UTF-8 encodes each character (code point) in 1 to 4 octets (8-bit bytes), with the single octet encoding used only for the 128 US-ASCII characters.

so essentially, utf8 is a multi-byte character set :-).

0
votes

Multi Byte Character Set is a general term for any encoding scheme that can use more than 1 byte to encode a character.

When you hear the term you would normally expect it to be refering to one of the older legacy character sets as in "IBM EBCDIC cp1390 - Japanese Kanji Multi Byte".

All the UNICODE schemes are technically MBCSs but you would expect them to be refered to as "UNICODE" collectively or utf-8, utf-16, or utf-32 specifically.

The only "current" software which uses an MBCS character set is Microsoft Office suite. Which uses the "Windows MBCS". This is almost identical to utf-16 apart from some minor differences. Due to Microsofts early adoption the draft standard some small pieces of the complete standard proved difficult to implement so it stuck with the term "Windows MBCS".

0
votes

In MSVC, the options "Unicode" under Character Sets means that _T("X") expands to L"X". If set to MBCS, _T("X") expands to just "X".

Another consequence is whether the Win32 macro MessageBox() expands to MessageBoxW() or MessageBoxA, as well as macros for all other Win32 functions that come in A/W pairs.

0
votes

It seems that in the compilation options in VC2008, the options "Unicode" under Character Sets really means "Unicode encoded in UCS-2" (Or UTF-16? I am not sure)
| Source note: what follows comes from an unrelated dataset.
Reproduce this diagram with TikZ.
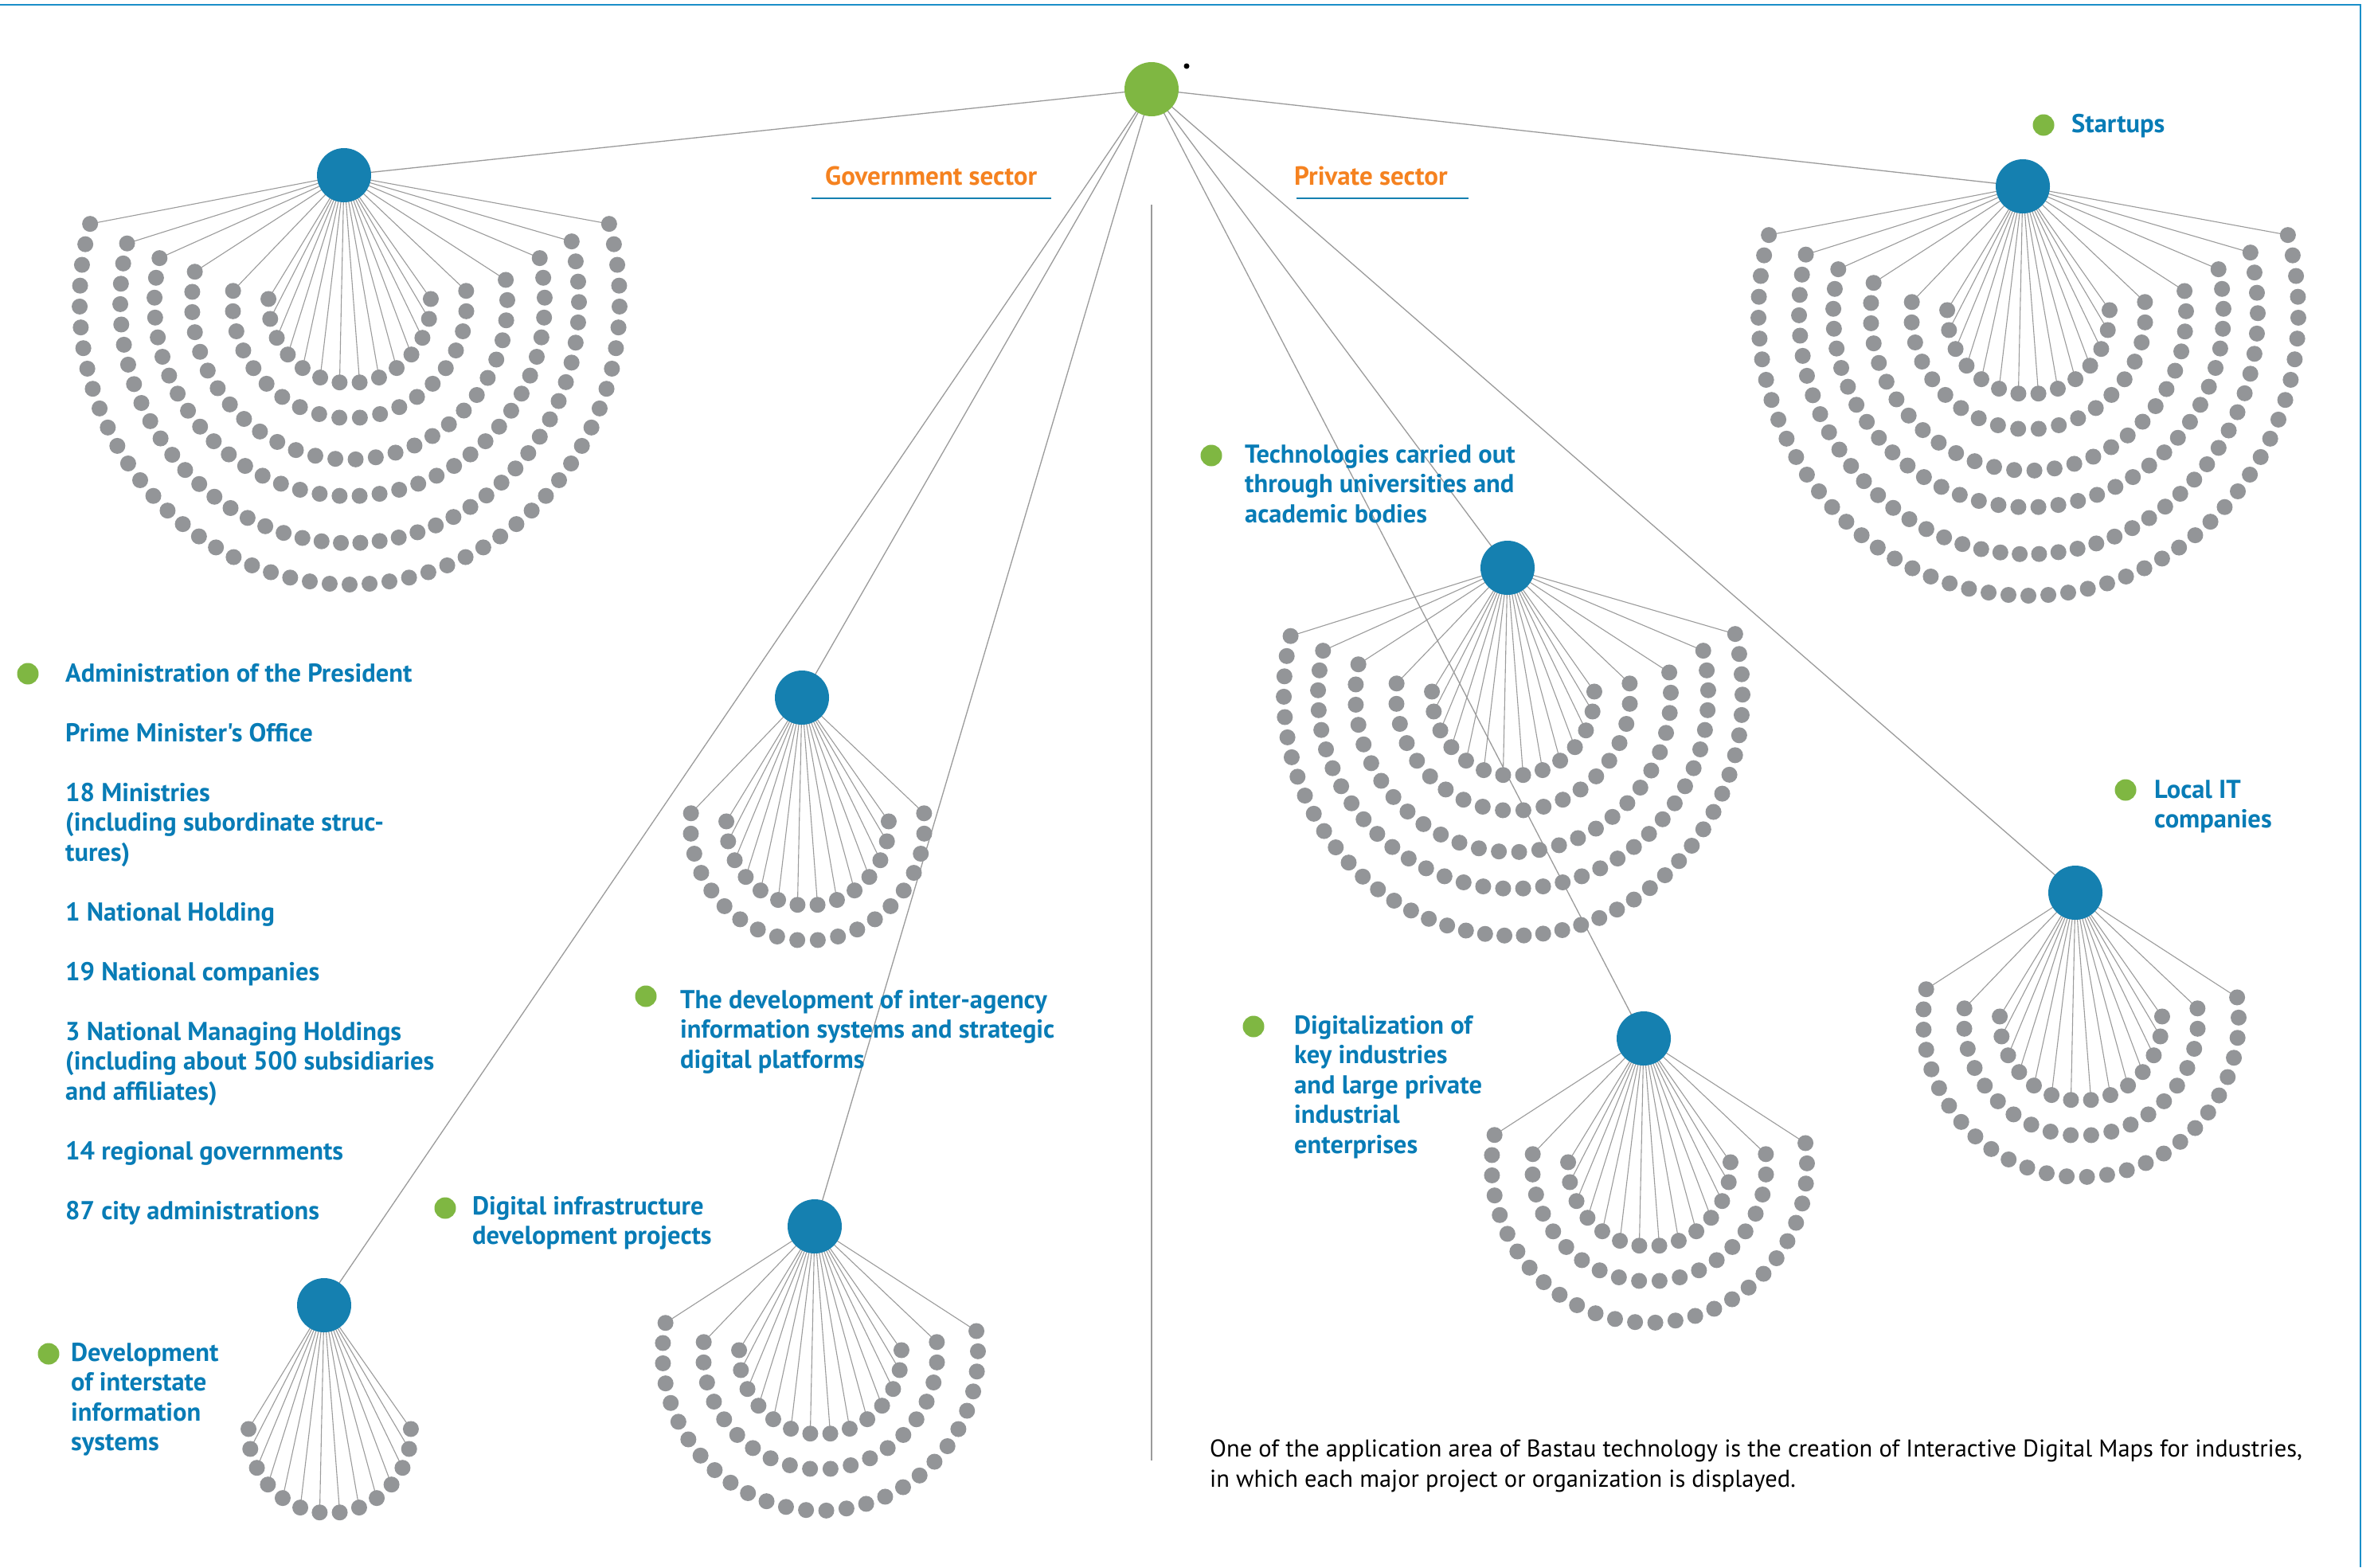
\documentclass[tikz,border=0pt]{standalone}
\usepackage{fontspec}
\newfontfamily\labfont{PT Sans}
\definecolor{hubblue}{RGB}{21,128,176}
\definecolor{rootgreen}{RGB}{127,183,66}
\definecolor{dotgray}{RGB}{147,149,152}
\definecolor{linegray}{RGB}{155,155,155}
\definecolor{textblue}{RGB}{8,124,182}
\definecolor{secorange}{RGB}{245,130,32}
\definecolor{borderblue}{RGB}{26,143,201}
\pgfdeclarelayer{bg}
\pgfsetlayers{bg,main}
\tikzset{
  hub/.style={circle, fill=hubblue, minimum size=68pt, inner sep=0pt},
  rootnode/.style={circle, fill=rootgreen, minimum size=68pt, inner sep=0pt},
  dot/.style={circle, fill=dotgray, minimum size=20pt, inner sep=0pt},
  bullet/.style={circle, fill=rootgreen, minimum size=27pt, inner sep=0pt},
  link/.style={draw=linegray, line width=1.1pt},
  rootlink/.style={draw=linegray, line width=1.3pt},
  lbl/.style={anchor=north west, inner sep=0pt, align=left, text=textblue,
    font=\labfont\bfseries\fontsize{32.5}{37.5}\selectfont},
  sector/.style={anchor=base west, inner sep=0pt, text=secorange,
    font=\labfont\bfseries\fontsize{33}{38}\selectfont},
  note/.style={anchor=north west, inner sep=0pt, align=left, text=black,
    font=\labfont\fontsize{30.5}{38}\selectfont},
  underl/.style={draw=hubblue, line width=2.6pt},
}
\newcommand\fl{\rule{0pt}{25pt}}
\newcommand\drawfan[4]{%
  \node[hub] (#1) at (#2,#3) {};
  \foreach \rx/\ry/\ta/\tb/\n [count=\k] in {102/102/182/-2/14,147/146/185.4/-5.4/20,198/198/191/-8/28,245/244/193/-13/36,288/303/194/-14.5/44,339/355/196/-16/51}{%
    \ifnum\k>#4\relax\else
      \pgfmathtruncatemacro\nm{\n-1}%
      \foreach \i in {0,...,\nm}{%
        \pgfmathsetmacro\ang{\ta+(\tb-\ta)*\i/\nm}%
        \node[dot] (#1-\k-\i) at ({#2+7+\rx*cos(\ang)},{#3+159+\ry*sin(\ang)}) {};
        \pgfmathtruncatemacro\con{(\k==1)||(\i==0)||(\i==\nm)}%
        \ifnum\con=1
          \begin{pgfonlayer}{bg}\draw[link] (#1.center) -- (#1-\k-\i.center);\end{pgfonlayer}
        \fi
      }%
    \fi
  }%
}
\begin{document}
\begin{tikzpicture}[x=1pt,y=-1pt]
\useasboundingbox (0,0) rectangle (2981,1968);
\begin{pgfonlayer}{bg}
\fill[white] (0,0) rectangle (2981,1968);
\end{pgfonlayer}
% frame
\coordinate (bl) at (0,6);
\coordinate (bc) at (2964,6);
\coordinate (br) at (2964,1968);
\draw[draw=borderblue, line width=2.5pt] (bl) -- (bc) -- (br);
% separator
\coordinate (s1) at (1446,257);
\coordinate (s2) at (1446,1834);
\draw[rootlink] (s1) -- (s2);
% root
\node[rootnode] (root) at (1446,112) {};
\node[circle, fill=black, minimum size=7pt, inner sep=0pt] (mark) at (1490,83) {};
% fans
\drawfan{f1}{432}{220}{6}
\drawfan{f5}{2540}{234}{6}
\drawfan{f6}{1893}{713}{5}
\drawfan{f7}{2064}{1304}{3}
\drawfan{f8}{2606}{1121}{3}
\drawfan{f4}{1023}{1540}{3}
\drawfan{f2}{1007}{876}{2}
\drawfan{f3}{407}{1639}{1}
\begin{pgfonlayer}{bg}
\foreach \f in {f1,f2,f3,f4,f5,f6,f7,f8}{\draw[rootlink] (root.center) -- (\f.center);}
\end{pgfonlayer}
% sector titles
\node[sector] (gov) at (1036,232) {Government sector};
\node[sector] (priv) at (1625,232) {Private sector};
\coordinate (gu1) at (1019,249); \coordinate (gu2) at (1320,249);
\coordinate (pu1) at (1628,249); \coordinate (pu2) at (1844,249);
\draw[underl] (gu1) -- (gu2);
\draw[underl] (pu1) -- (pu2);
% labels
\node[bullet] (b1) at (35,846) {};
\node[lbl] (t1) at (82,831) {\fl Administration of the President\\[37.5pt]Prime Minister's Office\\[37.5pt]18 Ministries\\(including subordinate struc-\\tures)\\[37.5pt]1 National Holding\\[37.5pt]19 National companies\\[37.5pt]3 National Managing Holdings\\(including about 500 subsidiaries\\and affiliates)\\[37.5pt]14 regional governments\\[37.5pt]87 city administrations};
\node[bullet] (b2) at (2566,157) {};
\node[lbl] (t2) at (2601,141) {\fl Startups};
\node[bullet] (b3) at (1521,572) {};
\node[lbl] (t3) at (1563,556) {\fl Technologies carried out\\through universities and\\academic bodies};
\node[bullet] (b4) at (2669,992) {};
\node[lbl] (t4) at (2705,977) {\fl Local IT\\companies};
\node[bullet] (b5) at (1574,1289) {};
\node[lbl] (t5) at (1625,1273) {\fl Digitalization of\\key industries\\and large private\\industrial\\enterprises};
\node[bullet] (b6) at (811,1251) {};
\node[lbl] (t6) at (854,1241) {\fl The development of inter-agency\\information systems and strategic\\digital platforms};
\node[bullet] (b7) at (559,1517) {};
\node[lbl] (t7) at (593,1500) {\fl Digital infrastructure\\development projects};
\node[bullet] (b8) at (61,1700) {};
\node[lbl] (t8) at (89,1684) {\fl Development\\of interstate\\information\\systems};
\node[note] (t9) at (1519,1805) {\rule{0pt}{24pt}One of the application area of Bastau technology is the creation of Interactive Digital Maps for industries,\\in which each major project or organization is displayed.};
\end{tikzpicture}
\end{document}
It uses Unicode encoded in Utf-16 LE. The Wikipedia article I link to has a note to that affect.

But what about Multi-byte Character Set? What does Multi-byte Character Set means in current "modern" world? :)

MBCS is primarily used in the MSDN documentation to mean DBCS. This is explained in more detail in this blog post. If you want to avoid confusion you can say "MBCS Code Page".